## Available data
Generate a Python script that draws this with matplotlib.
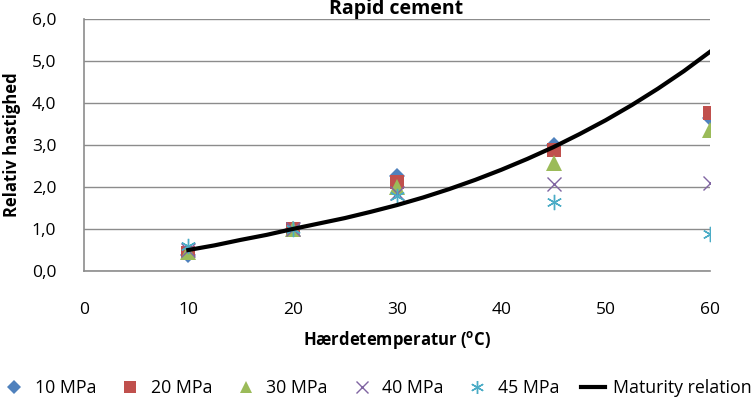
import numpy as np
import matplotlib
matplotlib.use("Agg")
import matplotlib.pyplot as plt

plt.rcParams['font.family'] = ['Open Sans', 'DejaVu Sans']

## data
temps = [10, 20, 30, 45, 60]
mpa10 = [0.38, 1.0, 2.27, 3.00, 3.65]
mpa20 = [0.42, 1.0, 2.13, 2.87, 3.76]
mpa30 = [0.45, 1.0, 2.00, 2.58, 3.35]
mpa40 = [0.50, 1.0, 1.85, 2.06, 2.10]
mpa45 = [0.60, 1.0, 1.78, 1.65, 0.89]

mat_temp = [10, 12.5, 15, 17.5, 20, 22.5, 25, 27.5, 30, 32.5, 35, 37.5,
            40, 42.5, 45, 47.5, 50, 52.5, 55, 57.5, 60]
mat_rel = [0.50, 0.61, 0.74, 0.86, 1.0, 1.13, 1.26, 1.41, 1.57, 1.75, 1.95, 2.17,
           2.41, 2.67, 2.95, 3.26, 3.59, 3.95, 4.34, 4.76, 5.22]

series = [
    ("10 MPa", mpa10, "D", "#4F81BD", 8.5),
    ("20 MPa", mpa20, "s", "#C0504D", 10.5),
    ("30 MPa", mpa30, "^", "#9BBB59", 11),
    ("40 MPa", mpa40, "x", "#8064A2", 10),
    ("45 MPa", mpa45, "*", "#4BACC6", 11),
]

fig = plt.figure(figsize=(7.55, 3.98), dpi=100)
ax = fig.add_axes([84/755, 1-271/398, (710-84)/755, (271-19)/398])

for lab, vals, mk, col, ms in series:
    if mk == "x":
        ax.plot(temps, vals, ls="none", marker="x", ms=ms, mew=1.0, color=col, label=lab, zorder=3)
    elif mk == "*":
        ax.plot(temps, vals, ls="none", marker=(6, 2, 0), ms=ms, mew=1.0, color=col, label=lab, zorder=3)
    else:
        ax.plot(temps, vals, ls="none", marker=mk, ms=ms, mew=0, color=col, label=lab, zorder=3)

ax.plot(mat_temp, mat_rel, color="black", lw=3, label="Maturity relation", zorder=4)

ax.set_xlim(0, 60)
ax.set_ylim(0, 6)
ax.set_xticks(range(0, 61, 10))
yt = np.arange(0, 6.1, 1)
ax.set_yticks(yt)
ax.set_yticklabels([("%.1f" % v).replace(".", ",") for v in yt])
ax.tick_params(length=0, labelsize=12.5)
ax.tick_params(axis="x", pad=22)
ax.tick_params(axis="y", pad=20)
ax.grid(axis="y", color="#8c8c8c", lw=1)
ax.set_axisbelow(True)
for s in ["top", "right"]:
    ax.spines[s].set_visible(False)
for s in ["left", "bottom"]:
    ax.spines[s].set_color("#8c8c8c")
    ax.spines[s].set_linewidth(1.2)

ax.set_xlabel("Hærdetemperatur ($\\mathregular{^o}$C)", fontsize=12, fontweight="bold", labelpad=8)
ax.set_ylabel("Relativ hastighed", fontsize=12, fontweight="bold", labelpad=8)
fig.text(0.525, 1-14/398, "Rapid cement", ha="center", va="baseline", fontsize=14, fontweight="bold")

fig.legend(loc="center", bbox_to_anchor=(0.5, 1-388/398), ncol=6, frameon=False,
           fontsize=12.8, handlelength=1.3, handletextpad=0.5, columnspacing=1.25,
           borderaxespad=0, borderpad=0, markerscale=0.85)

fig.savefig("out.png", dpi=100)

## The problem
The data above should be repeated exactly, minus any pictures.

## Answer to this exercise
Generate a Python script that draws this with matplotlib.
import numpy as np
import matplotlib
matplotlib.use("Agg")
import matplotlib.pyplot as plt

plt.rcParams['font.family'] = ['Open Sans', 'DejaVu Sans']

## data
temps = [10, 20, 30, 45, 60]
mpa10 = [0.38, 1.0, 2.27, 3.00, 3.65]
mpa20 = [0.42, 1.0, 2.13, 2.87, 3.76]
mpa30 = [0.45, 1.0, 2.00, 2.58, 3.35]
mpa40 = [0.50, 1.0, 1.85, 2.06, 2.10]
mpa45 = [0.60, 1.0, 1.78, 1.65, 0.89]

mat_temp = [10, 12.5, 15, 17.5, 20, 22.5, 25, 27.5, 30, 32.5, 35, 37.5,
            40, 42.5, 45, 47.5, 50, 52.5, 55, 57.5, 60]
mat_rel = [0.50, 0.61, 0.74, 0.86, 1.0, 1.13, 1.26, 1.41, 1.57, 1.75, 1.95, 2.17,
           2.41, 2.67, 2.95, 3.26, 3.59, 3.95, 4.34, 4.76, 5.22]

series = [
    ("10 MPa", mpa10, "D", "#4F81BD", 8.5),
    ("20 MPa", mpa20, "s", "#C0504D", 10.5),
    ("30 MPa", mpa30, "^", "#9BBB59", 11),
    ("40 MPa", mpa40, "x", "#8064A2", 10),
    ("45 MPa", mpa45, "*", "#4BACC6", 11),
]

fig = plt.figure(figsize=(7.55, 3.98), dpi=100)
ax = fig.add_axes([84/755, 1-271/398, (710-84)/755, (271-19)/398])

for lab, vals, mk, col, ms in series:
    if mk == "x":
        ax.plot(temps, vals, ls="none", marker="x", ms=ms, mew=1.0, color=col, label=lab, zorder=3)
    elif mk == "*":
        ax.plot(temps, vals, ls="none", marker=(6, 2, 0), ms=ms, mew=1.0, color=col, label=lab, zorder=3)
    else:
        ax.plot(temps, vals, ls="none", marker=mk, ms=ms, mew=0, color=col, label=lab, zorder=3)

ax.plot(mat_temp, mat_rel, color="black", lw=3, label="Maturity relation", zorder=4)

ax.set_xlim(0, 60)
ax.set_ylim(0, 6)
ax.set_xticks(range(0, 61, 10))
yt = np.arange(0, 6.1, 1)
ax.set_yticks(yt)
ax.set_yticklabels([("%.1f" % v).replace(".", ",") for v in yt])
ax.tick_params(length=0, labelsize=12.5)
ax.tick_params(axis="x", pad=22)
ax.tick_params(axis="y", pad=20)
ax.grid(axis="y", color="#8c8c8c", lw=1)
ax.set_axisbelow(True)
for s in ["top", "right"]:
    ax.spines[s].set_visible(False)
for s in ["left", "bottom"]:
    ax.spines[s].set_color("#8c8c8c")
    ax.spines[s].set_linewidth(1.2)

ax.set_xlabel("Hærdetemperatur ($\\mathregular{^o}$C)", fontsize=12, fontweight="bold", labelpad=8)
ax.set_ylabel("Relativ hastighed", fontsize=12, fontweight="bold", labelpad=8)
fig.text(0.525, 1-14/398, "Rapid cement", ha="center", va="baseline", fontsize=14, fontweight="bold")

fig.legend(loc="center", bbox_to_anchor=(0.5, 1-388/398), ncol=6, frameon=False,
           fontsize=12.8, handlelength=1.3, handletextpad=0.5, columnspacing=1.25,
           borderaxespad=0, borderpad=0, markerscale=0.85)

fig.savefig("out.png", dpi=100)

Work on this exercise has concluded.